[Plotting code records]

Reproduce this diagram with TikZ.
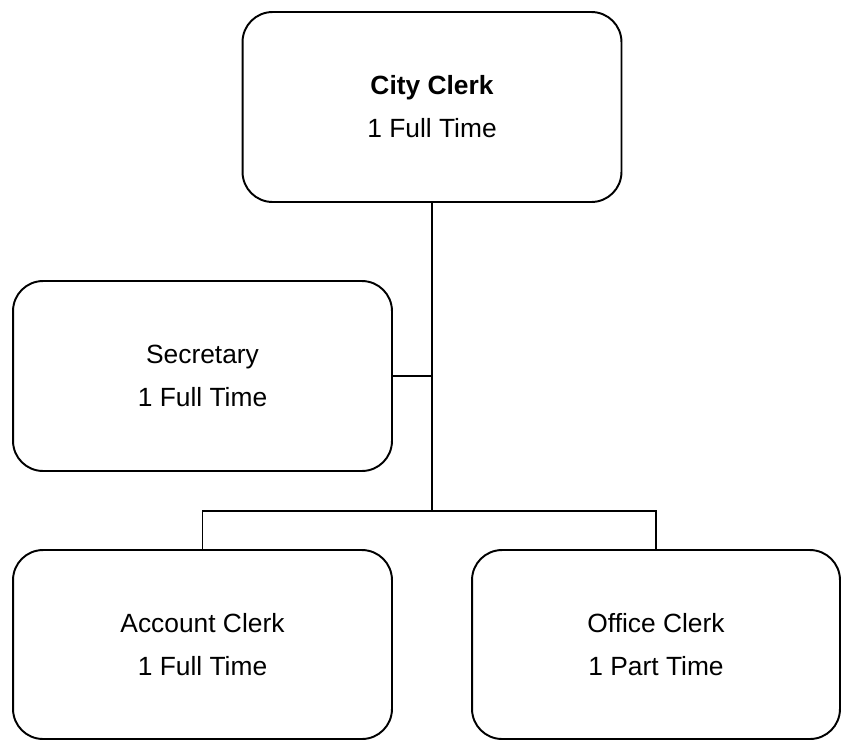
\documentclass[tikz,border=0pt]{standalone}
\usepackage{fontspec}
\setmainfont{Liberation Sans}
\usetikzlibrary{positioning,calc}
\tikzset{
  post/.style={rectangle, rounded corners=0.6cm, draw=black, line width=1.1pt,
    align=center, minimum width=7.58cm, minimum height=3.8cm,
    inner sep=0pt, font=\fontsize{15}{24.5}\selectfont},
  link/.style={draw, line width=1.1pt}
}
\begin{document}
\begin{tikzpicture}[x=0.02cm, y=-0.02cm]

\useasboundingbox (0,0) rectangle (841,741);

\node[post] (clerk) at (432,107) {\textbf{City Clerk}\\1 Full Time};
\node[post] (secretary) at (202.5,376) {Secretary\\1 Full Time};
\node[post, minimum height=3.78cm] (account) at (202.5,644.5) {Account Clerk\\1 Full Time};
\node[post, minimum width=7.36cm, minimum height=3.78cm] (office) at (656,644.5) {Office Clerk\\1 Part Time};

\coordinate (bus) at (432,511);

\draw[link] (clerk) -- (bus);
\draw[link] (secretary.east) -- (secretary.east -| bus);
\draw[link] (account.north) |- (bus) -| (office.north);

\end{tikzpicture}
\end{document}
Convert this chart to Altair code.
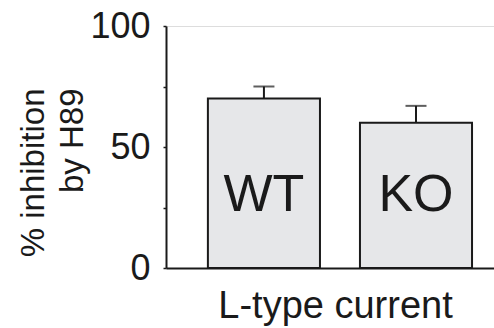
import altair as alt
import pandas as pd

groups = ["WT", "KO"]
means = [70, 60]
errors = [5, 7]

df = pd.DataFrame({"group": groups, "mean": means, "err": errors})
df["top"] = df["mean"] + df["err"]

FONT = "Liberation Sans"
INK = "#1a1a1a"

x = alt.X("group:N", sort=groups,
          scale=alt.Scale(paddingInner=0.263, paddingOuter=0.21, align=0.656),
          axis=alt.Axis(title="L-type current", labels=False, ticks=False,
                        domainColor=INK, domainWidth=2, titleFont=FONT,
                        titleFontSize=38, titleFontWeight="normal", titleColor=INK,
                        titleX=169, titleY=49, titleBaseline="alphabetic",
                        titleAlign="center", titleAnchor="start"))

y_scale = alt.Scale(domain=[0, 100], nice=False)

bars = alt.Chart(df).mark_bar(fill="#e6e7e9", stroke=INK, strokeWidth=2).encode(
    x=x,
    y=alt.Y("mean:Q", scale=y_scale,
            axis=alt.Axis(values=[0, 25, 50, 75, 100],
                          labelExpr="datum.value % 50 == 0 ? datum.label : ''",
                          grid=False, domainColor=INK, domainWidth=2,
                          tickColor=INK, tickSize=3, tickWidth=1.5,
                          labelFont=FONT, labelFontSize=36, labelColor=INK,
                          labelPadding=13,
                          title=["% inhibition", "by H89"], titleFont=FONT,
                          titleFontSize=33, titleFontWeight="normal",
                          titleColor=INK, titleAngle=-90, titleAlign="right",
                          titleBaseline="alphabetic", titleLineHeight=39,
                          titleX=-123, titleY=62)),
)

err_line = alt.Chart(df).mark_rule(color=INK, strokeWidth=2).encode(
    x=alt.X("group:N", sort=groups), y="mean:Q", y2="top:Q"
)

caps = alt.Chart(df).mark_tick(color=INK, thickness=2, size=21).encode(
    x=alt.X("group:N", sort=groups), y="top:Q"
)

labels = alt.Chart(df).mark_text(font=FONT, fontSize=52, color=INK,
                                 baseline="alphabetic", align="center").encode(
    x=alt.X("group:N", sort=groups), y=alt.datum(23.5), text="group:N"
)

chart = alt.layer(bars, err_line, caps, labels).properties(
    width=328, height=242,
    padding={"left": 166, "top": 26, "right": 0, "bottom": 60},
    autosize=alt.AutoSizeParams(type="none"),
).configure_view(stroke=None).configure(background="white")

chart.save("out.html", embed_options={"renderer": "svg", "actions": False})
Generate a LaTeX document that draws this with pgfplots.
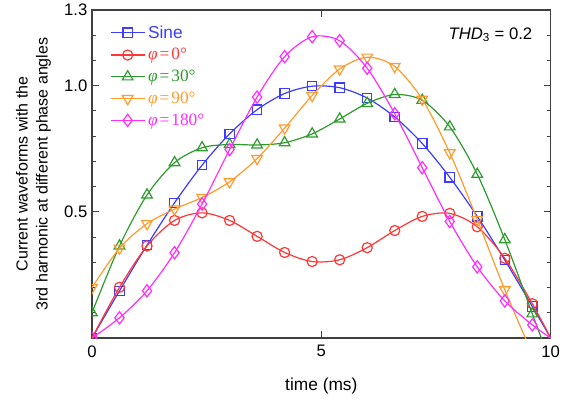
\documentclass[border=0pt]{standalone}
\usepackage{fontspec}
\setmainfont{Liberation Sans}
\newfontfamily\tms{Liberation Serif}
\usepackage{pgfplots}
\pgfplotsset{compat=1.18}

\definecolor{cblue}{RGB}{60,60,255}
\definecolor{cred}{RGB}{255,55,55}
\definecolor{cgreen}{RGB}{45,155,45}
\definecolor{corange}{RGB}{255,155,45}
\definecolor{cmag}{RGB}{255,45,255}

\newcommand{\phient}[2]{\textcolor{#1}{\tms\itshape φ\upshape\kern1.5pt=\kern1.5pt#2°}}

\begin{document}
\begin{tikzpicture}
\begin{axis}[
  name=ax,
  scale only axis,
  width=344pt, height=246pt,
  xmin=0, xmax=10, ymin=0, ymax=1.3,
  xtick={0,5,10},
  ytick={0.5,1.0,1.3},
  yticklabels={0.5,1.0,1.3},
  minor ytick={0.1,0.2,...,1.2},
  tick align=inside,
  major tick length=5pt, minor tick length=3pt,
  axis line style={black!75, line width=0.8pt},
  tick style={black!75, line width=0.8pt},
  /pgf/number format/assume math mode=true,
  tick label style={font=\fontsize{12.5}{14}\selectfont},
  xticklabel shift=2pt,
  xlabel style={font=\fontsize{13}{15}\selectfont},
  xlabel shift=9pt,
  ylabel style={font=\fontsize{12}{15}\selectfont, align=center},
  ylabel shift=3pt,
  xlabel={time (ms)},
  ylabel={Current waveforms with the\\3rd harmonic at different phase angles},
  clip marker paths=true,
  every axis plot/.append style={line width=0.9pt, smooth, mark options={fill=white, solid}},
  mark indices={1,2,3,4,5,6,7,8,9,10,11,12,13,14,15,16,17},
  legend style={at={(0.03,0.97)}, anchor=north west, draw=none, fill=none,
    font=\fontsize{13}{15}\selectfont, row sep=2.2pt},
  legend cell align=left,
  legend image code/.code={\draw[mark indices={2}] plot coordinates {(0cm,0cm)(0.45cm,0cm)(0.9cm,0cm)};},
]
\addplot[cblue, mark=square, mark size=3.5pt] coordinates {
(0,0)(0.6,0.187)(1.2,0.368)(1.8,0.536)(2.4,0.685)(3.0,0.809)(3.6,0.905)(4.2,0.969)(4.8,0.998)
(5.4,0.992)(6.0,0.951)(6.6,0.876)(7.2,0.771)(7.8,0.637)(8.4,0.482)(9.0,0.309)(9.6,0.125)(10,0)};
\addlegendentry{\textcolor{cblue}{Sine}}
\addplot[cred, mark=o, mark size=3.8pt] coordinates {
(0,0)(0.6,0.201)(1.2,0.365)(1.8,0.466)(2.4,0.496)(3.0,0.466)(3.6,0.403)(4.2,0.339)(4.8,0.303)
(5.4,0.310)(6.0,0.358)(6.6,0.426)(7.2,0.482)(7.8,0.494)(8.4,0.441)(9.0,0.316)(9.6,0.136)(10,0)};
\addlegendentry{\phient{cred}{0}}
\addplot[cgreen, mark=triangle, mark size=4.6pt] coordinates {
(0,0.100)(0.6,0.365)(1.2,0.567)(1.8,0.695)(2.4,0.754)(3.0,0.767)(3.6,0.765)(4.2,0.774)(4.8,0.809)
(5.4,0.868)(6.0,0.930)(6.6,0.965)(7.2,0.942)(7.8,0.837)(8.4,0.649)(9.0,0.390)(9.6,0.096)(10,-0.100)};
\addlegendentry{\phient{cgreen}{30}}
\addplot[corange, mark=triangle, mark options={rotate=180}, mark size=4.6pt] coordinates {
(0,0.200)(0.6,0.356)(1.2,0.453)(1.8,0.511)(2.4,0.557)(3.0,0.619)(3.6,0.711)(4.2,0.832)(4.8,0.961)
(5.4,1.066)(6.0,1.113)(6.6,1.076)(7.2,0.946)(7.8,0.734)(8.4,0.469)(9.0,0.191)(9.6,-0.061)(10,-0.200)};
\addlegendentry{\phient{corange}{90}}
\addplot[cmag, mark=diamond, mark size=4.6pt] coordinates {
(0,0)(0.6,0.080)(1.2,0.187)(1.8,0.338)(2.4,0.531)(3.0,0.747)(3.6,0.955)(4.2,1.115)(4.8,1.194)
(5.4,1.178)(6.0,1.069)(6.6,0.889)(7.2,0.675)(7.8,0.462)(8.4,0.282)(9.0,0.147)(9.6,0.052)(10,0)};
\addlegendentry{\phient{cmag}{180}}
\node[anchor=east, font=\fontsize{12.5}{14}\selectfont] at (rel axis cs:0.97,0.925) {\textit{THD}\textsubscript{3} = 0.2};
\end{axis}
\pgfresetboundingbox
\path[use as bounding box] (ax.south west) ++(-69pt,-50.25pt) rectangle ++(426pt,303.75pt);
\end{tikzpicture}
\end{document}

## Short task
Reproduce the records above from their first line to the line bearing "(bus) at (432,511);", both ends included, leaving every picture out.

## Result
Reproduce this diagram with TikZ.
\documentclass[tikz,border=0pt]{standalone}
\usepackage{fontspec}
\setmainfont{Liberation Sans}
\usetikzlibrary{positioning,calc}
\tikzset{
  post/.style={rectangle, rounded corners=0.6cm, draw=black, line width=1.1pt,
    align=center, minimum width=7.58cm, minimum height=3.8cm,
    inner sep=0pt, font=\fontsize{15}{24.5}\selectfont},
  link/.style={draw, line width=1.1pt}
}
\begin{document}
\begin{tikzpicture}[x=0.02cm, y=-0.02cm]

\useasboundingbox (0,0) rectangle (841,741);

\node[post] (clerk) at (432,107) {\textbf{City Clerk}\\1 Full Time};
\node[post] (secretary) at (202.5,376) {Secretary\\1 Full Time};
\node[post, minimum height=3.78cm] (account) at (202.5,644.5) {Account Clerk\\1 Full Time};
\node[post, minimum width=7.36cm, minimum height=3.78cm] (office) at (656,644.5) {Office Clerk\\1 Part Time};

\coordinate (bus) at (432,511);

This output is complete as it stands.